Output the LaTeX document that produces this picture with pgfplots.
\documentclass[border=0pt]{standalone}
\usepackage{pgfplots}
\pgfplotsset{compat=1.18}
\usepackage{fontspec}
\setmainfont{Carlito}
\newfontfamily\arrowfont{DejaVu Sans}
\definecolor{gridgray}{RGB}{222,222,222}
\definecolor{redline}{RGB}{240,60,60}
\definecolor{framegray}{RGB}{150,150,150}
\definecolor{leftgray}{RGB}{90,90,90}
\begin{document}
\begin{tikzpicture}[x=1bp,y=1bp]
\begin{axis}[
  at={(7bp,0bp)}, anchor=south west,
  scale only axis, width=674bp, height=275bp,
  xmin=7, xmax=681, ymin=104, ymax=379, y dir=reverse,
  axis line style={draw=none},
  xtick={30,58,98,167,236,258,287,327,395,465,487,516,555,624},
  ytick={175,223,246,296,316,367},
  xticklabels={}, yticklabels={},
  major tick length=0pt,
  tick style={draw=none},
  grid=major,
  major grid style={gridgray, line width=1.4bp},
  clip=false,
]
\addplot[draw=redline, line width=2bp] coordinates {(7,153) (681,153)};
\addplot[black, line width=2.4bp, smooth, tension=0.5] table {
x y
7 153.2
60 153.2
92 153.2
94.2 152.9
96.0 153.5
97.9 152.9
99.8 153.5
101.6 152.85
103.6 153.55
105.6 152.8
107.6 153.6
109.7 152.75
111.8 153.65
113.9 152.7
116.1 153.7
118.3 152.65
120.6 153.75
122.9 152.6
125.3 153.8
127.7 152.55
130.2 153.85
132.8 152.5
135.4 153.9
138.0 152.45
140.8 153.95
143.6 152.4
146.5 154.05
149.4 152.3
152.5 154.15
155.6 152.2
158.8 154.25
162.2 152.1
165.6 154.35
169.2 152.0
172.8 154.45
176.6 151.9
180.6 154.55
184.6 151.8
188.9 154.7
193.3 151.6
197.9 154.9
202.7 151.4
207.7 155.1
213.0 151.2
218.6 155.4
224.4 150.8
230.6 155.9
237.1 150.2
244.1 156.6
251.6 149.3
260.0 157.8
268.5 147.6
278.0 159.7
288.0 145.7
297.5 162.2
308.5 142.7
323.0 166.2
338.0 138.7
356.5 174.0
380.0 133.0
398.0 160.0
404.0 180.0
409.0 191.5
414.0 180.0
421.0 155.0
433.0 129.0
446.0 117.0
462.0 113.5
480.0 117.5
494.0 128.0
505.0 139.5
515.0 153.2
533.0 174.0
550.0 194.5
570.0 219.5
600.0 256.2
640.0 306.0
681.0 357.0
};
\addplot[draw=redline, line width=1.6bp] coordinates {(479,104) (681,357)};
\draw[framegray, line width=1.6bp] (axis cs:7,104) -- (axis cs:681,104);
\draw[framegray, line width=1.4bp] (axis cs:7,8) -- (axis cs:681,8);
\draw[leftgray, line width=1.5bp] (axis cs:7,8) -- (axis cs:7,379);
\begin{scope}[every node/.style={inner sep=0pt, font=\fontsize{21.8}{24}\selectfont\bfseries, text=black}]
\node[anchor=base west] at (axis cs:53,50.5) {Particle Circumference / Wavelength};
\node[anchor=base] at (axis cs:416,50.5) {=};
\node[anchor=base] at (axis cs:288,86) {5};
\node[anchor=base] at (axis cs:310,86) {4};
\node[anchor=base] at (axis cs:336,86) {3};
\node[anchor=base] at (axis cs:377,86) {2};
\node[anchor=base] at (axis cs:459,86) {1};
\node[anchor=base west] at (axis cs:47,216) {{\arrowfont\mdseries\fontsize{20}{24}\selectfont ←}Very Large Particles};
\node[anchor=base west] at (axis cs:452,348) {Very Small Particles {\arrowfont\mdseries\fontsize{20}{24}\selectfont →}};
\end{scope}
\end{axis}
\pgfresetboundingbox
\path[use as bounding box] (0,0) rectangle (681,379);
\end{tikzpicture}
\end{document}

--

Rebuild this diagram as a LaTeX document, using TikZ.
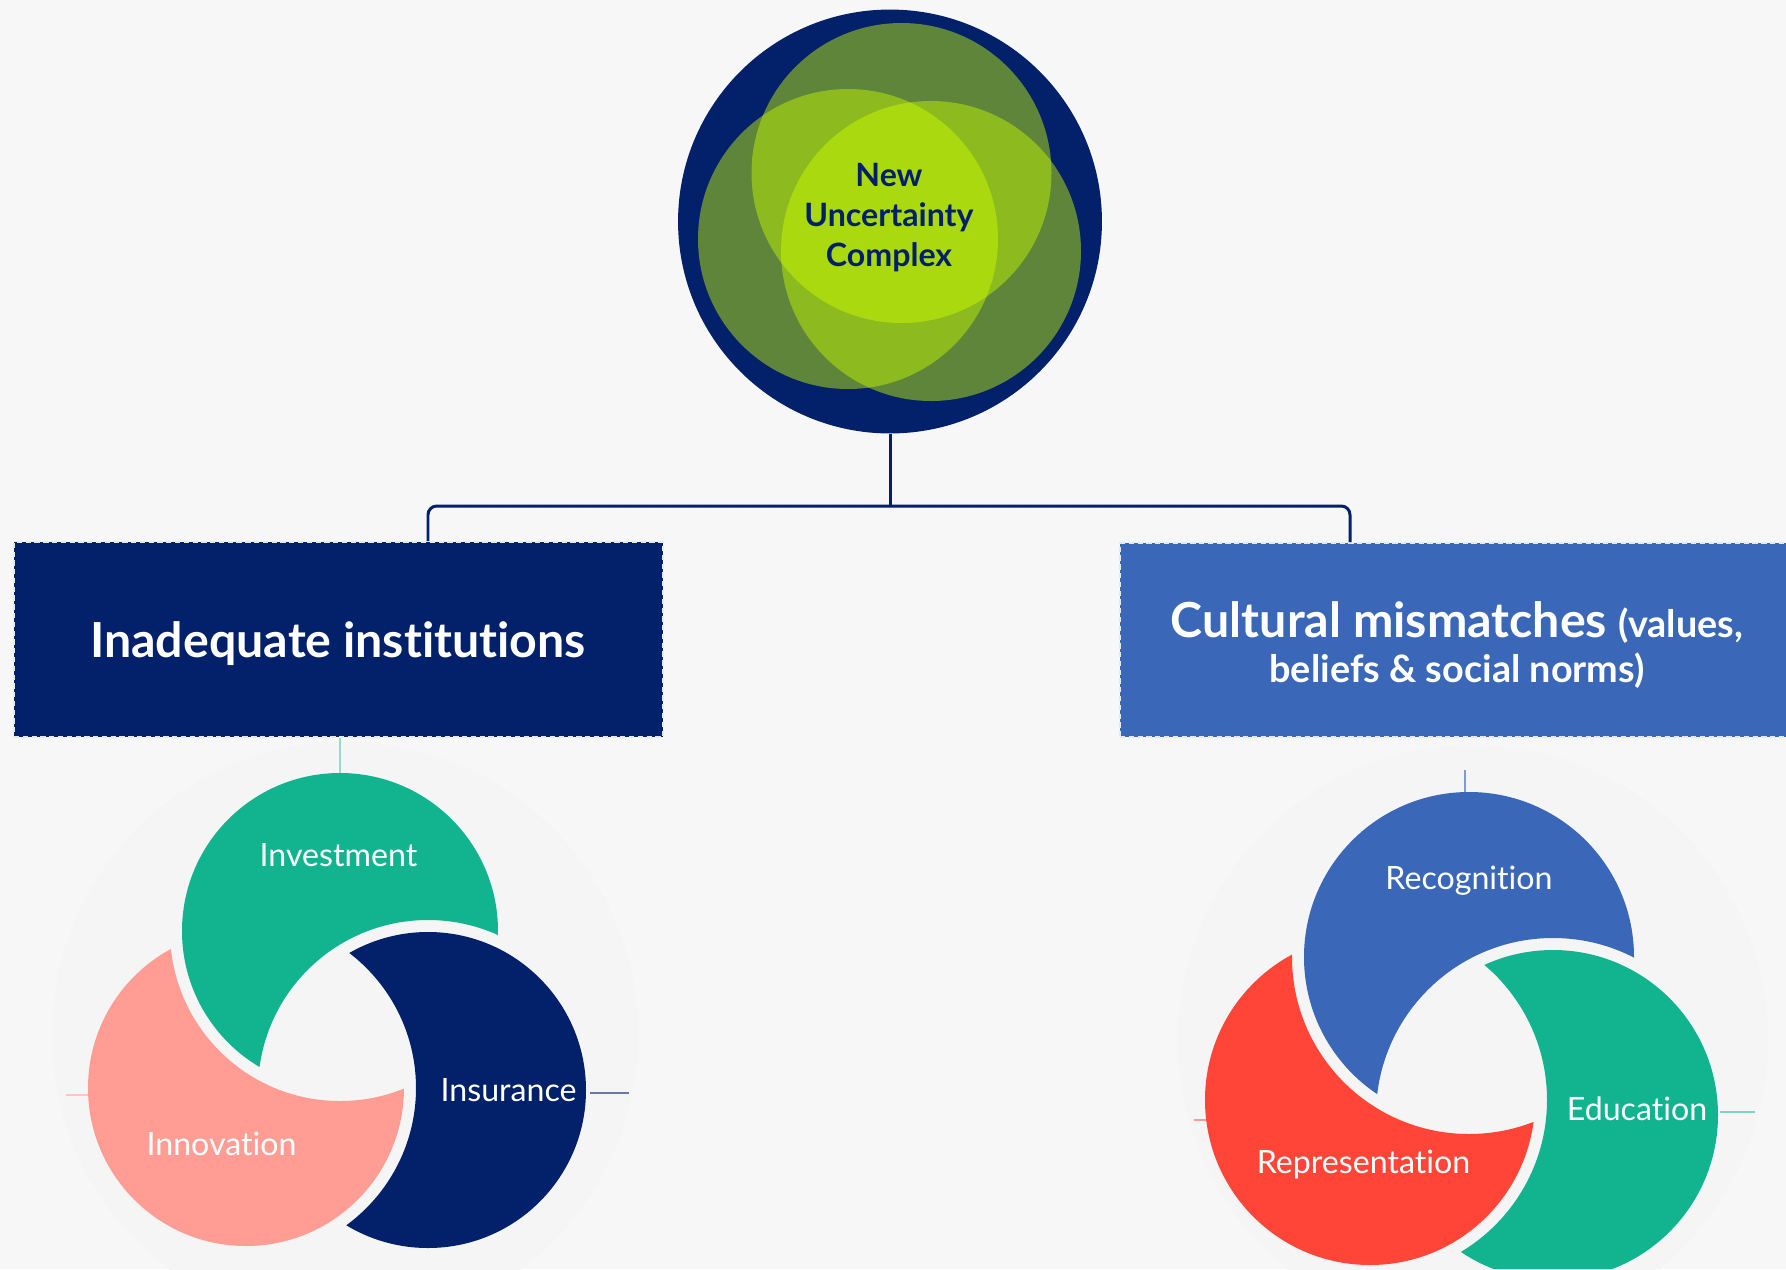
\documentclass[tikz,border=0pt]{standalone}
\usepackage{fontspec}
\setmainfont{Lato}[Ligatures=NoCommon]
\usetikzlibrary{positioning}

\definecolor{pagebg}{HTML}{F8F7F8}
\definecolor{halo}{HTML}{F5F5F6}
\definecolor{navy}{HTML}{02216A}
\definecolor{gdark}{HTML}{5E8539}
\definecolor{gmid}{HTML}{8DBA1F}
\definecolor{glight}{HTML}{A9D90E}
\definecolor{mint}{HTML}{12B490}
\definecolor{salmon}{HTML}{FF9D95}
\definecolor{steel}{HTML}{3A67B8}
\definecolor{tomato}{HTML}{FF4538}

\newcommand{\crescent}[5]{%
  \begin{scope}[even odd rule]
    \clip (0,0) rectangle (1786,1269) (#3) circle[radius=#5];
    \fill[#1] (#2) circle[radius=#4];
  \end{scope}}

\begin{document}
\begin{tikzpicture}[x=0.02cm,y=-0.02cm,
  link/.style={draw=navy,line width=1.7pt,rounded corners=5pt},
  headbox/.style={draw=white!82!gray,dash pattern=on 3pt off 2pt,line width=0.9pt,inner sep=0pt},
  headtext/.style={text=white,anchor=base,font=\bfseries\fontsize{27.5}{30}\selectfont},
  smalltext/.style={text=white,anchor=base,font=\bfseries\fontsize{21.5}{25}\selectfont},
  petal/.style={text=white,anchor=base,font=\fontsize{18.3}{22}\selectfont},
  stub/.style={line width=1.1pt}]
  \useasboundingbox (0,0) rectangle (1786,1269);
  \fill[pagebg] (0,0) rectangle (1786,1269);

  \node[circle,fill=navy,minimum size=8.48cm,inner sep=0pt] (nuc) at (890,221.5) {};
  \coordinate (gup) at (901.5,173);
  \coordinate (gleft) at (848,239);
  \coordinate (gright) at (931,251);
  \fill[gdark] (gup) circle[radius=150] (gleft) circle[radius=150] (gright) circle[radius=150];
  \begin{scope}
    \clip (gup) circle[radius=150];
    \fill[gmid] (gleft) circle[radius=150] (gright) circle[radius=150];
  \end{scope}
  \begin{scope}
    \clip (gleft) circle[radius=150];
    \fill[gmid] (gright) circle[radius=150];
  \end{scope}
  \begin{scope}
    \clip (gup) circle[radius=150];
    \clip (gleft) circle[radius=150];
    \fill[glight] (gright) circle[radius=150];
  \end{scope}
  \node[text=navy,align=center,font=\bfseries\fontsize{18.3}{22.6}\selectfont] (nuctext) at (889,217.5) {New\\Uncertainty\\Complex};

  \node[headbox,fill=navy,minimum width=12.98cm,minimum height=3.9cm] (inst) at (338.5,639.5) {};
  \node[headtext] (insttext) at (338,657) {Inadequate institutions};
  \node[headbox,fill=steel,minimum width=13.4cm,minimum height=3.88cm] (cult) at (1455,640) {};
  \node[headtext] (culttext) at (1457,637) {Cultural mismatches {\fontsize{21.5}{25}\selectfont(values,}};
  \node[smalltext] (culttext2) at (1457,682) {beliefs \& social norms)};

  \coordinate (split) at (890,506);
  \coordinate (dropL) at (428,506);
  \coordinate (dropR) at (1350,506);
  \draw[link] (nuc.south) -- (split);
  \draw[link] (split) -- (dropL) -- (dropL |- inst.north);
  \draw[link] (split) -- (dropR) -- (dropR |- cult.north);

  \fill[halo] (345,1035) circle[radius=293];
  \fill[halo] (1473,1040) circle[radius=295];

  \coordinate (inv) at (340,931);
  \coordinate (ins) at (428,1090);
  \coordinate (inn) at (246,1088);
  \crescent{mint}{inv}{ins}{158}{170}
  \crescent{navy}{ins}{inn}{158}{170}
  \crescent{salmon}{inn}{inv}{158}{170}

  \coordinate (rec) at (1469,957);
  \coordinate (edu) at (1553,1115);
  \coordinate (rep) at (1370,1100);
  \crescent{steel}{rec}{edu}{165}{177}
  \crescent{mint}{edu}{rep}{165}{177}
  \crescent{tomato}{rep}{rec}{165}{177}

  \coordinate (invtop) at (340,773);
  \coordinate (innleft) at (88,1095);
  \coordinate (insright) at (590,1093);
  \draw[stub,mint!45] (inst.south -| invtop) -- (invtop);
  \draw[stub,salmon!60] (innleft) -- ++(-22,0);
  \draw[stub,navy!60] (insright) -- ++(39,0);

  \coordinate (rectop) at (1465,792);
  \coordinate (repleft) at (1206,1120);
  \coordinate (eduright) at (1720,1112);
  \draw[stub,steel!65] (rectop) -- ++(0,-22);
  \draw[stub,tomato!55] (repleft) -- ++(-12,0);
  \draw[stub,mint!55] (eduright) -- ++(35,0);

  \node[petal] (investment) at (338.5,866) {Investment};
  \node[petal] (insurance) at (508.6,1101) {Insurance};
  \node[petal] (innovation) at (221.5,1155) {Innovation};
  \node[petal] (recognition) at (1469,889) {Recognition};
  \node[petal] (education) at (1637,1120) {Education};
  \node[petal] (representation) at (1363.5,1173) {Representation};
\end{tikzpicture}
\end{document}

*WRITTEN EXERCISE*: Locate all lines holding the word "this", then copy them out.

*WRITTEN REPLY*:
Output the LaTeX document that produces this picture with pgfplots.
Rebuild this diagram as a LaTeX document, using TikZ.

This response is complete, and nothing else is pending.